Trespass — Claims of piscary — River Tweed — Boundary between England and Scotland — Proper law of immovables — Position of medium filum — Whether profit appurtenant or in gross sans stint — Whether profit in gross acquired by prescription — Whether profit in gross transferred to successors — Injunction to restrain trespass granted
The plaintiff is the owner of Wark Farm, Carham, Northumberland, including half the river bed of the River Tweed and all salmon and fishing rights on the south bank of the river. The fishing rights from the north bank of the Tweed, in Scotland, were owned by the Douglas & Angus Estates Co Ltd until 1961, when they were disposed to Alan Stott from whom they were acquired by the defendants in 1983. The defendants claimed rights of fishing south of the medium filum; the plaintiff claimed that the exercise of those fishing rights was a trespass and sought an injunction. The defendants contended that they enjoyed fishing rights by prescription or lost modern grant and, as it was a profit without stint, the right claimed was a profit in gross. Alternatively, the plaintiff was estopped by the conduct or acquiescence of her father, who had allowed the defendants’ predecessors to fish south of the medium filum. In any event, the parties did not agree the position of the medium filum.
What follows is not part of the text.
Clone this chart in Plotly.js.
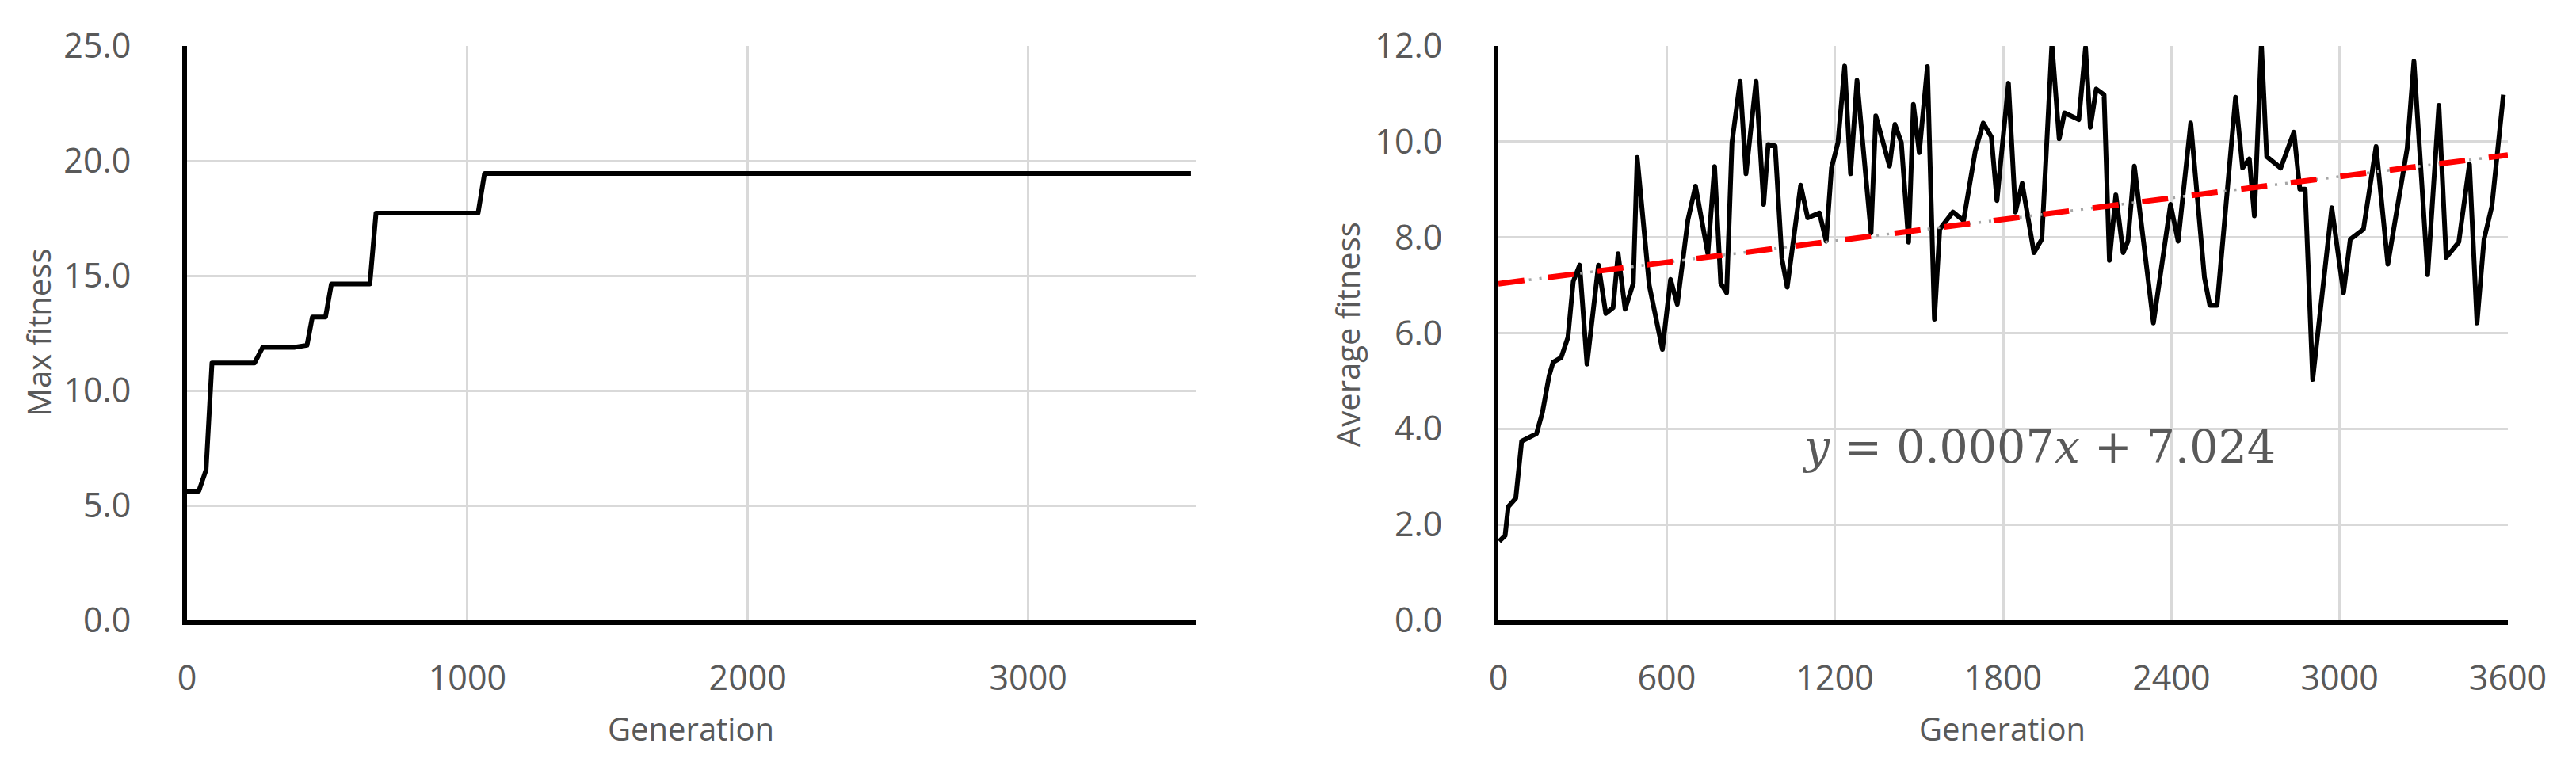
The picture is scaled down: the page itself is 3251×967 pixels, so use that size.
<!DOCTYPE html>
<html>
<head>
<meta charset="utf-8">
<script src="https://cdn.plot.ly/plotly-3.0.1.min.js"></script>
<style>
  html, body { margin: 0; padding: 0; background: #fff; }
  #chart { width: 3251px; height: 967px; }
  .js-line { stroke-linejoin: round; }
</style>
</head>
<body>
<div id="chart"></div>
<script>
// left panel: best fitness per generation (step-like curve)
const maxGen = [0, 42, 68, 89, 241, 270, 382, 428, 447, 494, 515, 652, 674, 1038, 1061, 3580];
const maxFit = [5.62, 5.62, 6.54, 11.2, 11.2, 11.88, 11.88, 11.97, 13.2, 13.2, 14.64, 14.64, 17.72, 17.72, 19.45, 19.45];

// right panel: average fitness per generation
const avgGen = [3, 24, 35, 62, 83, 136, 157, 181, 195, 224, 248, 267, 290, 316, 357, 383, 409, 427, 452, 481,
  495, 538, 585, 614, 638, 676, 703, 747, 771, 793, 814, 833, 862, 883, 919, 946, 962, 987, 1011, 1030,
  1078, 1103, 1145, 1169, 1188, 1211, 1235, 1256, 1279, 1329, 1346, 1395, 1414, 1437, 1463, 1480, 1501, 1530, 1555, 1574,
  1621, 1659, 1701, 1729, 1758, 1778, 1819, 1844, 1868, 1910, 1938, 1974, 2000, 2019, 2070, 2094, 2111, 2132, 2160, 2179,
  2202, 2228, 2245, 2268, 2336, 2397, 2424, 2469, 2518, 2537, 2563, 2629, 2654, 2678, 2696, 2721, 2740, 2790, 2837, 2858,
  2877, 2904, 2972, 3014, 3038, 3085, 3130, 3172, 3241, 3265, 3314, 3354, 3380, 3425, 3463, 3490, 3515, 3543, 3584];
const avgFit = [1.65, 1.77, 2.37, 2.55, 3.74, 3.90, 4.34, 5.11, 5.39, 5.49, 5.91, 7.08, 7.42, 5.35, 7.42, 6.41, 6.53, 7.66, 6.50, 7.04,
  9.67, 7.00, 5.66, 7.12, 6.60, 8.37, 9.07, 7.66, 9.48, 7.04, 6.84, 9.98, 11.26, 9.33, 11.26, 8.69, 9.94, 9.91, 7.56, 6.96,
  9.09, 8.41, 8.51, 7.92, 9.45, 9.98, 11.58, 9.33, 11.28, 8.09, 10.54, 9.49, 10.36, 9.98, 7.90, 10.78, 9.77, 11.57, 6.29, 8.17,
  8.53, 8.35, 9.81, 10.39, 10.10, 8.77, 11.22, 8.53, 9.13, 7.68, 7.96, 12.05, 10.06, 10.60, 10.46, 11.97, 10.30, 11.10, 10.98, 7.52,
  8.89, 7.68, 7.92, 9.49, 6.21, 8.69, 7.92, 10.39, 7.16, 6.58, 6.58, 10.93, 9.45, 9.64, 8.45, 12.05, 9.69, 9.45, 10.2, 9.01,
  9.01, 5.03, 8.62, 6.84, 7.96, 8.17, 9.90, 7.44, 9.86, 11.68, 7.22, 10.76, 7.58, 7.90, 9.53, 6.21, 7.96, 8.65, 10.98];

// linear trendline end points as drawn
const trendGen = [0, 3600];
const trendFit = [7.03, 9.72];
const trendLabel = '<i>y</i> = 0.0007<i>x</i> + 7.024';

const W = 3251, H = 967;
const grey = '#595959';
const gridColor = '#d9d9d9';
const tickFont = { family: 'Open Sans', size: 43, color: grey };
const titleFont = { family: 'Open Sans', size: 40, color: grey };

// pixel helpers for paper coordinates
const px = v => v / W;
const py = v => 1 - v / H;

function xAxis(domain, dtick, anchor) {
  return {
    domain: domain, range: [0, 3600], tick0: 0, dtick: dtick, anchor: anchor,
    showgrid: true, gridcolor: gridColor, gridwidth: 3, zeroline: false,
    showline: true, linecolor: '#000', linewidth: 6,
    ticks: '', ticklabelstandoff: 30, tickfont: tickFont, fixedrange: true
  };
}

function yAxis(range, dtick, anchor) {
  return {
    domain: [1 - 783 / H, 1 - 58 / H], range: range, tick0: 0, dtick: dtick, anchor: anchor,
    tickformat: '.1f', showgrid: true, gridcolor: gridColor, gridwidth: 3, zeroline: false,
    showline: true, linecolor: '#000', linewidth: 6,
    ticks: '', ticklabelstandoff: 56, tickfont: tickFont, fixedrange: true
  };
}

const traces = [
  {
    x: maxGen, y: maxFit, xaxis: 'x', yaxis: 'y', type: 'scatter', mode: 'lines',
    line: { color: '#000', width: 6 }, hoverinfo: 'skip'
  },
  {
    x: avgGen, y: avgFit, xaxis: 'x2', yaxis: 'y2', type: 'scatter', mode: 'lines',
    line: { color: '#000', width: 6 }, hoverinfo: 'skip'
  },
  {
    x: trendGen, y: trendFit, xaxis: 'x2', yaxis: 'y2', type: 'scatter', mode: 'lines',
    line: { color: '#a6a6a6', width: 3.5, dash: '3px,10px' }, hoverinfo: 'skip'
  },
  {
    x: trendGen, y: trendFit, xaxis: 'x2', yaxis: 'y2', type: 'scatter', mode: 'lines',
    line: { color: '#ff0000', width: 7, dash: '33px,30px' }, hoverinfo: 'skip'
  }
];

const layout = {
  width: W, height: H,
  margin: { l: 0, r: 0, t: 0, b: 0, pad: 0 },
  paper_bgcolor: '#fff', plot_bgcolor: '#fff',
  showlegend: false,
  font: { family: 'Open Sans', color: grey },
  xaxis: xAxis([236 / W, 1510 / W], 1000, 'y'),
  yaxis: yAxis([0, 25], 5, 'x'),
  xaxis2: xAxis([1891 / W, 3165 / W], 600, 'y2'),
  yaxis2: yAxis([0, 12], 2, 'x2'),
  annotations: [
    { text: 'Generation', xref: 'paper', yref: 'paper', x: px(872), y: py(919),
      xanchor: 'center', yanchor: 'middle', showarrow: false, font: titleFont },
    { text: 'Generation', xref: 'paper', yref: 'paper', x: px(2527), y: py(919),
      xanchor: 'center', yanchor: 'middle', showarrow: false, font: titleFont },
    { text: 'Max fitness', xref: 'paper', yref: 'paper', x: px(48), y: py(420), textangle: -90,
      xanchor: 'center', yanchor: 'middle', showarrow: false, font: titleFont },
    { text: 'Average fitness', xref: 'paper', yref: 'paper', x: px(1700), y: py(422), textangle: -90,
      xanchor: 'center', yanchor: 'middle', showarrow: false, font: titleFont },
    { text: trendLabel, xref: 'x2', yref: 'y2', x: 1927, y: 3.62,
      xanchor: 'center', yanchor: 'middle', showarrow: false,
      font: { family: 'DejaVu Serif', size: 57, color: grey } }
  ]
};

Plotly.newPlot('chart', traces, layout, { staticPlot: true, displayModeBar: false });
</script>
</body>
</html>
Held The plaintiff was entitled to an injunction and declaration.
The court had jurisdiction to determine questions of law concerning immovables that were in England. The boundary between the lands on the north and south of the River Tweed was determined in Duke of Roxburgh v Earl Home (1774) 2 Pattern 358; it was the centre line of the river and as a consequence the disputed area belonged to the plaintiff.
The defendants’ claim to fish in the plaintiff’s part of the river, which was founded on a profit in gross, could not be established. Unlike a profit appurtenant, which passed with a conveyance of the dominant land, a profit in gross was property which belonged to an individual and could pass only by deed or a devise of that individual. If the profit in gross had been acquired by prescription by an earlier proprietor of the north bank, the defendants could not establish that the profit had been transferred to them. There was also no equity to found estoppel which bound the plaintiff. It was therefore a trespass to fish south of the medium filum by boat or from the north bank.
Derek Wood QC and Seddon Cripps (instructed by Travers Smith Braithwaite) appeared for the plaintiff; and Benjamin Levy (instructed by Payne Hicks Beach) appeared for the defendants.